====== THE INPUT

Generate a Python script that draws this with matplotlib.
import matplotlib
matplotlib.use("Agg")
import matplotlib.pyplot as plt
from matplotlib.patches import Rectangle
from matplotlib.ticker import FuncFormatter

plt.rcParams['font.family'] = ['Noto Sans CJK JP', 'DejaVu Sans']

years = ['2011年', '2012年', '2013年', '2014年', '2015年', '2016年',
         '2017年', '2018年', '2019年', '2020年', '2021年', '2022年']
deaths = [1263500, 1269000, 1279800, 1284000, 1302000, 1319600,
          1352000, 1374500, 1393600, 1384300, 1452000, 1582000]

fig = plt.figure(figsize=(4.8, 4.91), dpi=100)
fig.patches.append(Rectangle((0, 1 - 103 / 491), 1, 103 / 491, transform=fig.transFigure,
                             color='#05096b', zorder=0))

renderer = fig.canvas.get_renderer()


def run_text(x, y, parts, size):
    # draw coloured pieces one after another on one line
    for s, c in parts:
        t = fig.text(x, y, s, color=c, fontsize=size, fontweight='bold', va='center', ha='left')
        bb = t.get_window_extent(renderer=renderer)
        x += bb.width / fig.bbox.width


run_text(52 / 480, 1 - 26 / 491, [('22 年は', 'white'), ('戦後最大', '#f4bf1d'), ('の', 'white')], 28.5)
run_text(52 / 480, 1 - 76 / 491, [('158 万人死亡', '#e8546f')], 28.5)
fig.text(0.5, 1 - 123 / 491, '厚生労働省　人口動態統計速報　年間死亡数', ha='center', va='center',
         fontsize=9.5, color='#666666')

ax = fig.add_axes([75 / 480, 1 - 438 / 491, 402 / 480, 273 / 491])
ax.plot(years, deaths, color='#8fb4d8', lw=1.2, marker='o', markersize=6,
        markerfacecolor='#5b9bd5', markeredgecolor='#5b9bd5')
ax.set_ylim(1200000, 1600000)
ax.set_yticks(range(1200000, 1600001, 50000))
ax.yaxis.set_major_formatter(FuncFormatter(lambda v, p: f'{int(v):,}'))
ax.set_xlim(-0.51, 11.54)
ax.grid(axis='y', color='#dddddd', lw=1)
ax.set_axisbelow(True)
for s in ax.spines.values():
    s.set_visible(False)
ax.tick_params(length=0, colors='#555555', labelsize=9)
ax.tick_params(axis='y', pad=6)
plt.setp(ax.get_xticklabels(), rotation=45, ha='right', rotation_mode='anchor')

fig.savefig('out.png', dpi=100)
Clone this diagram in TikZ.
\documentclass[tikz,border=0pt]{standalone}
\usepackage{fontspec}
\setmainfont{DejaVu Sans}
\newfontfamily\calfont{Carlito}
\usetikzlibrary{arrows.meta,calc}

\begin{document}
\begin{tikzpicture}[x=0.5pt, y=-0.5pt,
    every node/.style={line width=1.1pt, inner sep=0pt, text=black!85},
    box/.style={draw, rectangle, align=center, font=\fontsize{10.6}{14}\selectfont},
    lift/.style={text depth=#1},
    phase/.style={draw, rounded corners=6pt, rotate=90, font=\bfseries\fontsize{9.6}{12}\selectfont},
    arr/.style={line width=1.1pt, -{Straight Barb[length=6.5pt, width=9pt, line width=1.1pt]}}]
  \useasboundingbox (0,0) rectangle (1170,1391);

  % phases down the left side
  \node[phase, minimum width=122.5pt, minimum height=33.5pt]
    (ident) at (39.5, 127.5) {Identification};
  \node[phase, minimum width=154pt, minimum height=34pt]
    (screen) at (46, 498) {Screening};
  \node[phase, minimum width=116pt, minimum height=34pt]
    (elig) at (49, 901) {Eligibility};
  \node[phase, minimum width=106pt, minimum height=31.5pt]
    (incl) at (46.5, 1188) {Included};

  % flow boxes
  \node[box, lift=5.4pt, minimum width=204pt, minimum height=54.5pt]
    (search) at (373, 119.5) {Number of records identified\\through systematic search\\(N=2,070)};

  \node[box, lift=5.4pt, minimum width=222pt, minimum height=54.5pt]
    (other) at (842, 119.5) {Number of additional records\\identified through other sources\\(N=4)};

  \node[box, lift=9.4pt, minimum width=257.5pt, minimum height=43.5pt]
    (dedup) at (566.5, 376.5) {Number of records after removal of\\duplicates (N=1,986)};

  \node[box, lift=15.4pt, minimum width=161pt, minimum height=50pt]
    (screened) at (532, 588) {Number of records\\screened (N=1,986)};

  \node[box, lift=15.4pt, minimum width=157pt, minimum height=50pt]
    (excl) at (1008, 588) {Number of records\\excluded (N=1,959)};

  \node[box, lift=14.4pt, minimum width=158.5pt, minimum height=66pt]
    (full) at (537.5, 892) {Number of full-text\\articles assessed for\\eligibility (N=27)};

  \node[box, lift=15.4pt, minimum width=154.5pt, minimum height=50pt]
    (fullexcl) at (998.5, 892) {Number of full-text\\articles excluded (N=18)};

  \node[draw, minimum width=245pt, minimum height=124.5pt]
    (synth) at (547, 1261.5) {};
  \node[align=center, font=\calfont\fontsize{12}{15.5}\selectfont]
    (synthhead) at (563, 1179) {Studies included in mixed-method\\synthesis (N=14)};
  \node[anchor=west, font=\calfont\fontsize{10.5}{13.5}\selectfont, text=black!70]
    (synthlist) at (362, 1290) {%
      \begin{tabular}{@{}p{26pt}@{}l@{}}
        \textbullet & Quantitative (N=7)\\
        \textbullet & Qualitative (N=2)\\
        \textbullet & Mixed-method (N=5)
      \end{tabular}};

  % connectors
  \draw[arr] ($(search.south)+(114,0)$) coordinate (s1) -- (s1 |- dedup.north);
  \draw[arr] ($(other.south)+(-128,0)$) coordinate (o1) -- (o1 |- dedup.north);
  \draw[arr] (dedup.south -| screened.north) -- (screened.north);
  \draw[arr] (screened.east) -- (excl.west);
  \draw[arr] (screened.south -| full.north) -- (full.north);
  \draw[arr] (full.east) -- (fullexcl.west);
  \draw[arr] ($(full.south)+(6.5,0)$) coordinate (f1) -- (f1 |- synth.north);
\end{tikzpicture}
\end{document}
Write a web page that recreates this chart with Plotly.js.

============

Repeat the records above exactly as they appear.

Generate a Python script that draws this with matplotlib.
import matplotlib
matplotlib.use("Agg")
import matplotlib.pyplot as plt
from matplotlib.patches import Rectangle
from matplotlib.ticker import FuncFormatter

plt.rcParams['font.family'] = ['Noto Sans CJK JP', 'DejaVu Sans']

years = ['2011年', '2012年', '2013年', '2014年', '2015年', '2016年',
         '2017年', '2018年', '2019年', '2020年', '2021年', '2022年']
deaths = [1263500, 1269000, 1279800, 1284000, 1302000, 1319600,
          1352000, 1374500, 1393600, 1384300, 1452000, 1582000]

fig = plt.figure(figsize=(4.8, 4.91), dpi=100)
fig.patches.append(Rectangle((0, 1 - 103 / 491), 1, 103 / 491, transform=fig.transFigure,
                             color='#05096b', zorder=0))

renderer = fig.canvas.get_renderer()


def run_text(x, y, parts, size):
    # draw coloured pieces one after another on one line
    for s, c in parts:
        t = fig.text(x, y, s, color=c, fontsize=size, fontweight='bold', va='center', ha='left')
        bb = t.get_window_extent(renderer=renderer)
        x += bb.width / fig.bbox.width


run_text(52 / 480, 1 - 26 / 491, [('22 年は', 'white'), ('戦後最大', '#f4bf1d'), ('の', 'white')], 28.5)
run_text(52 / 480, 1 - 76 / 491, [('158 万人死亡', '#e8546f')], 28.5)
fig.text(0.5, 1 - 123 / 491, '厚生労働省　人口動態統計速報　年間死亡数', ha='center', va='center',
         fontsize=9.5, color='#666666')

ax = fig.add_axes([75 / 480, 1 - 438 / 491, 402 / 480, 273 / 491])
ax.plot(years, deaths, color='#8fb4d8', lw=1.2, marker='o', markersize=6,
        markerfacecolor='#5b9bd5', markeredgecolor='#5b9bd5')
ax.set_ylim(1200000, 1600000)
ax.set_yticks(range(1200000, 1600001, 50000))
ax.yaxis.set_major_formatter(FuncFormatter(lambda v, p: f'{int(v):,}'))
ax.set_xlim(-0.51, 11.54)
ax.grid(axis='y', color='#dddddd', lw=1)
ax.set_axisbelow(True)
for s in ax.spines.values():
    s.set_visible(False)
ax.tick_params(length=0, colors='#555555', labelsize=9)
ax.tick_params(axis='y', pad=6)
plt.setp(ax.get_xticklabels(), rotation=45, ha='right', rotation_mode='anchor')

fig.savefig('out.png', dpi=100)
Clone this diagram in TikZ.
\documentclass[tikz,border=0pt]{standalone}
\usepackage{fontspec}
\setmainfont{DejaVu Sans}
\newfontfamily\calfont{Carlito}
\usetikzlibrary{arrows.meta,calc}

\begin{document}
\begin{tikzpicture}[x=0.5pt, y=-0.5pt,
    every node/.style={line width=1.1pt, inner sep=0pt, text=black!85},
    box/.style={draw, rectangle, align=center, font=\fontsize{10.6}{14}\selectfont},
    lift/.style={text depth=#1},
    phase/.style={draw, rounded corners=6pt, rotate=90, font=\bfseries\fontsize{9.6}{12}\selectfont},
    arr/.style={line width=1.1pt, -{Straight Barb[length=6.5pt, width=9pt, line width=1.1pt]}}]
  \useasboundingbox (0,0) rectangle (1170,1391);

  % phases down the left side
  \node[phase, minimum width=122.5pt, minimum height=33.5pt]
    (ident) at (39.5, 127.5) {Identification};
  \node[phase, minimum width=154pt, minimum height=34pt]
    (screen) at (46, 498) {Screening};
  \node[phase, minimum width=116pt, minimum height=34pt]
    (elig) at (49, 901) {Eligibility};
  \node[phase, minimum width=106pt, minimum height=31.5pt]
    (incl) at (46.5, 1188) {Included};

  % flow boxes
  \node[box, lift=5.4pt, minimum width=204pt, minimum height=54.5pt]
    (search) at (373, 119.5) {Number of records identified\\through systematic search\\(N=2,070)};

  \node[box, lift=5.4pt, minimum width=222pt, minimum height=54.5pt]
    (other) at (842, 119.5) {Number of additional records\\identified through other sources\\(N=4)};

  \node[box, lift=9.4pt, minimum width=257.5pt, minimum height=43.5pt]
    (dedup) at (566.5, 376.5) {Number of records after removal of\\duplicates (N=1,986)};

  \node[box, lift=15.4pt, minimum width=161pt, minimum height=50pt]
    (screened) at (532, 588) {Number of records\\screened (N=1,986)};

  \node[box, lift=15.4pt, minimum width=157pt, minimum height=50pt]
    (excl) at (1008, 588) {Number of records\\excluded (N=1,959)};

  \node[box, lift=14.4pt, minimum width=158.5pt, minimum height=66pt]
    (full) at (537.5, 892) {Number of full-text\\articles assessed for\\eligibility (N=27)};

  \node[box, lift=15.4pt, minimum width=154.5pt, minimum height=50pt]
    (fullexcl) at (998.5, 892) {Number of full-text\\articles excluded (N=18)};

  \node[draw, minimum width=245pt, minimum height=124.5pt]
    (synth) at (547, 1261.5) {};
  \node[align=center, font=\calfont\fontsize{12}{15.5}\selectfont]
    (synthhead) at (563, 1179) {Studies included in mixed-method\\synthesis (N=14)};
  \node[anchor=west, font=\calfont\fontsize{10.5}{13.5}\selectfont, text=black!70]
    (synthlist) at (362, 1290) {%
      \begin{tabular}{@{}p{26pt}@{}l@{}}
        \textbullet & Quantitative (N=7)\\
        \textbullet & Qualitative (N=2)\\
        \textbullet & Mixed-method (N=5)
      \end{tabular}};

  % connectors
  \draw[arr] ($(search.south)+(114,0)$) coordinate (s1) -- (s1 |- dedup.north);
  \draw[arr] ($(other.south)+(-128,0)$) coordinate (o1) -- (o1 |- dedup.north);
  \draw[arr] (dedup.south -| screened.north) -- (screened.north);
  \draw[arr] (screened.east) -- (excl.west);
  \draw[arr] (screened.south -| full.north) -- (full.north);
  \draw[arr] (full.east) -- (fullexcl.west);
  \draw[arr] ($(full.south)+(6.5,0)$) coordinate (f1) -- (f1 |- synth.north);
\end{tikzpicture}
\end{document}
Write a web page that recreates this chart with Plotly.js.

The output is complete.